O leitor-censor: onde vive e do que se alimenta
A
censura, segundo o dicionário, é “o exame de trabalhos artísticos ou
informativos que busca filtrar e proibir o que é inconveniente do ponto de vista
ideológico e moral”. Do ponto de vista ideológico e moral do censor, acrescento.
A
ideia fundamental da censura é calar quem discorda, geralmente para proteger os
próprios interesses. Houve um tempo em que a censura vinha em forma de
canetaço, bem descarada e escancarada; hoje, no entanto, ela veste mil máscaras,
e surge tão discretamente que você nem percebe que ela está ali. Porque agora não
é mais o governo ou o ditador que intimida e silencia. É o censor disfarçado de
leitor, que eu carinhosamente apelidei de leitor-censor.
A
internet é o seu habitat natural; é onde vive e procria, alimentando-se do mesmo
veneno que espalha. Protegido atrás da tela, é dali que garimpa quem não pensa
como ele e ataca. Também costuma andar em bando, para parecer maior e mais
forte do que de fato é.
Entretanto,
o leitor-censor geralmente não se considera um censor. Bem pelo contrário. Ele
acredita estar exercendo plenamente sua cidadania e seu direito de se expressar
com liberdade. Ele crê estar apenas “dizendo o que pensa”.
Contudo,
seus comentários são fáceis de identificar, porque são recheados de ranço e
deboche. Não raramente, questionam a inteligência e a integridade do autor, o
ofendem e o ridicularizam. Intimidam e desqualificam sua opinião. O
leitor-censor não conversa e argumenta, o que é obviamente saudável: ele avança.
Invade teu espaço e te agride. Solta o verbo e toca o maior terror.
Seu
objetivo é calar a boca de quem pensa diferente dele. Como não pode usar do canetaço,
uma vez que não tem poder para tanto, se utiliza de palavras para ferir e coagir.
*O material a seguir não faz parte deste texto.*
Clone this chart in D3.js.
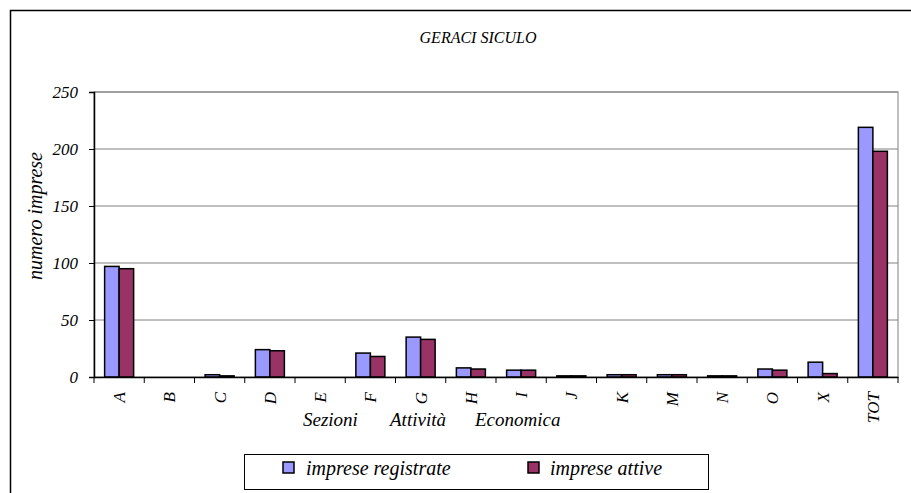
<!DOCTYPE html>
<html><head><meta charset="utf-8">
<script src="https://cdn.jsdelivr.net/npm/d3@7"></script>
<style>body{margin:0;background:#fff}svg{display:block}</style>
</head><body><svg id="c" width="911" height="493" font-family="'Liberation Serif', 'DejaVu Serif', serif" font-style="italic"></svg>
<script>
const categories = ["A","B","C","D","E","F","G","H","I","J","K","M","N","O","X","TOT"];
const registrate = [97,0,2,24,0,21,35,8,6,1,2,2,1,7,13,219];
const attive     = [95,0,1,23,0,18,33,7,6,1,2,2,1,6,3,198];
const yTicks = [0,50,100,150,200,250];
const seriesNames = ["imprese registrate","imprese attive"];
const colors = ["#9999FF","#993366"];
const FONT = "'Liberation Serif', 'DejaVu Serif', serif";

const svg = d3.select("#c");
svg.append("rect").attr("x",10.5).attr("y",10.5).attr("width",920).attr("height",500)
  .attr("fill","none").attr("stroke","#000").attr("stroke-width",1.5);

const L=94, R=898, T=92, B=377;
const x = d3.scaleBand().domain(categories).range([L,R]).paddingInner(0).paddingOuter(0);
const y = d3.scaleLinear().domain([0,250]).range([B,T]);
const sub = d3.scaleBand().domain([0,1]).range([0,29]);

svg.append("rect").attr("x",L).attr("y",T).attr("width",R-L).attr("height",B-T)
  .attr("fill","none").attr("stroke","#808080").attr("stroke-width",1);
svg.append("g").selectAll("line").data(yTicks.filter(d=>d>0)).join("line")
  .attr("x1",L).attr("x2",R).attr("y1",d=>y(d)).attr("y2",d=>y(d))
  .attr("stroke","#808080").attr("stroke-width",1);

const data = categories.map((c,i)=>({c, v:[registrate[i],attive[i]]}));
const g = svg.append("g");
data.forEach(d=>{
  d.v.forEach((v,k)=>{
    if(v<=0) return;
    const x0 = x(d.c)+ (x.bandwidth()-29)/2 + sub(k);
    g.append("rect").attr("x",x0).attr("y",y(v)).attr("width",sub.bandwidth()).attr("height",B-y(v))
      .attr("fill",colors[k]).attr("stroke","#000").attr("stroke-width",1.5);
  });
});

const ya = svg.append("g").attr("transform",`translate(${L},0)`)
  .call(d3.axisLeft(y).tickValues(yTicks).tickSize(5).tickPadding(11));
ya.attr("font-family",FONT).attr("font-size",17).attr("font-style","italic");
ya.select(".domain").attr("stroke","#000").attr("stroke-width",1.5);
ya.selectAll(".tick line").attr("stroke","#000");

const xa = svg.append("g").attr("transform",`translate(0,${B})`)
  .call(d3.axisBottom(x).tickSize(0).tickFormat(""));
xa.select(".domain").attr("stroke","#000").attr("stroke-width",1.5);
const bounds = categories.map(c=>x(c)).concat([R]);
svg.append("g").selectAll("line").data(bounds).join("line")
  .attr("x1",d=>d).attr("x2",d=>d).attr("y1",B).attr("y2",B+6).attr("stroke","#000").attr("stroke-width",1);
svg.append("g").selectAll("text").data(categories).join("text")
  .attr("transform",d=>`translate(${x(d)+x.bandwidth()/2+6},392) rotate(-90)`)
  .attr("text-anchor","end").attr("font-size",17).text(d=>d);

const xt = svg.append("text").attr("y",426).attr("font-size",19);
xt.append("tspan").attr("x",303).text("Sezioni");
xt.append("tspan").attr("x",390).text("Attività");
xt.append("tspan").attr("x",475).text("Economica");

svg.append("text").attr("transform","translate(42,216) rotate(-90)").attr("text-anchor","middle")
  .attr("font-size",20).text("numero imprese");

svg.append("text").attr("x",478).attr("y",43).attr("text-anchor","middle").attr("font-size",16).text("GERACI SICULO");

svg.append("rect").attr("x",244.5).attr("y",454.5).attr("width",464).attr("height",35)
  .attr("fill","#fff").attr("stroke","#000").attr("stroke-width",1);
const lx=[283,528], tx=[306,550];
seriesNames.forEach((n,k)=>{
  svg.append("rect").attr("x",lx[k]).attr("y",462).attr("width",11).attr("height",11)
    .attr("fill",colors[k]).attr("stroke","#000").attr("stroke-width",1.5);
  svg.append("text").attr("x",tx[k]).attr("y",475).attr("font-size",20).text(n);
});
</script></body></html>
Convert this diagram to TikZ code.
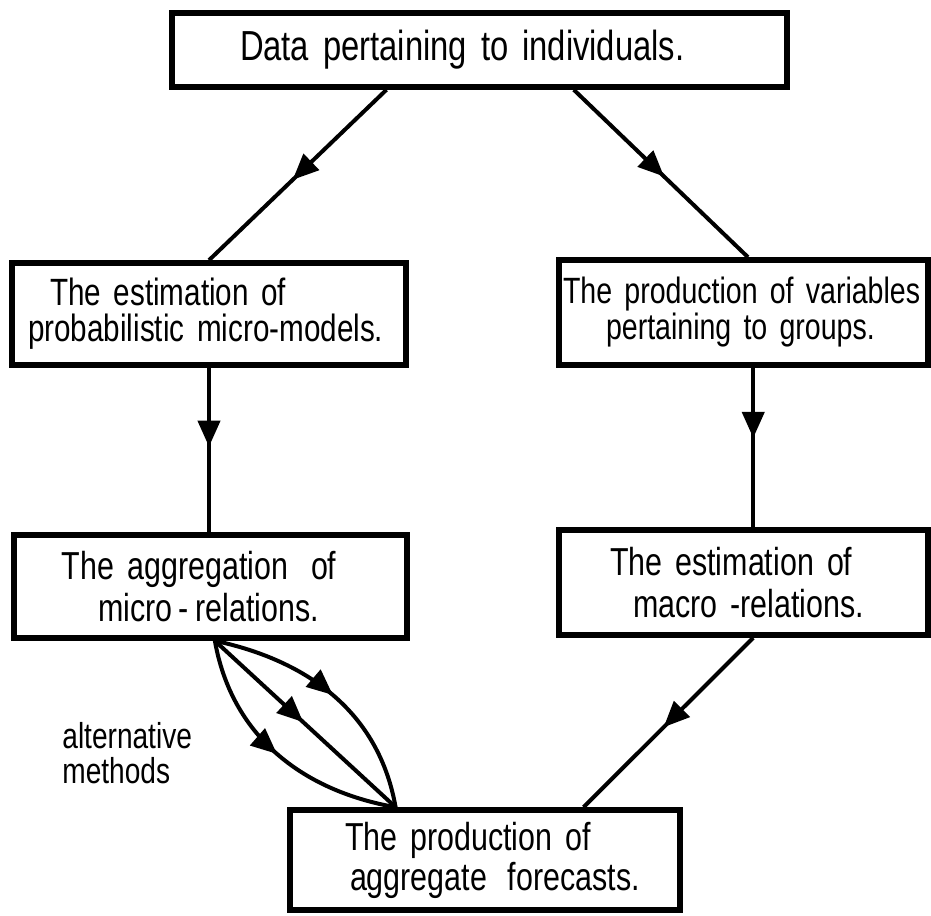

Uma tática que funciona, já que muitos preferem não mexer em alguns vespeiros e
deliberadamente se autocensuram, com medo da reação tirânica da massa. “Não vou
falar sobre isso pra não me estressar”, diz o autor encurralado. E é assim que
mais um leitor-censor cumpre sua missão com sucesso.
Eu,
enquanto escritora, tenho muito cuidado com a autocensura gerada pelo
leitor-censor. Mais de uma vez me peguei apreensiva, pensando se deveria ou não
escrever sobre determinado assunto, prevendo de antemão a ofensiva histérica
que vinha pela frente. Então me lembro que este é justamente o objetivo do
leitor-censor, e escrevo.
Mas
não escrevo para convencer, o que me livra da obrigação de rebater e discutir, desperdiçando
meu tempo, minha saúde e minha juventude. Isso, afinal, é o que o leitor-censor
quer de mim. Que eu me esgote em uma luta vã, batendo boca e me exaurindo
internet afora. Ele quer que eu acredite que não vale a pena mexer em alguns
vespeiros.
Em
tempos como este, de extremos e radicalismos, o leitor-censor desempenha um
papel fundamental para a manutenção da selvageria. Sob o falso argumento de
exercer seu direito de se expressar livremente e “dizer o que pensa”, ele
filtra e proíbe o que é inconveniente do seu ponto de vista ideológico e moral,
e te impede, via constrangimento, de se expressar livremente e dizer o que
pensa no teu próprio campinho. Ao supostamente “exercer sua cidadania”, o
leitor-censor busca calar qualquer voz que não faça eco às suas convicções.
É censura que se chama.
Porém,
a verdade é que não existem vespeiros onde não se possa mexer. O método do
leitor-censor só funciona se o autor se assustar com seus gritos virtuais – que
são somente isso, gritos virtuais. Por isso, sugiro não alimentar o
leitor-censor neste zoológico que virou nosso país. Não amplie sua voz e sua
importância, não perca seu precioso tempo, sua saúde e sua juventude, não pare
a caravana.
Porque
é mais fácil você começar a latir do que o cão que ladra aprender a dialogar.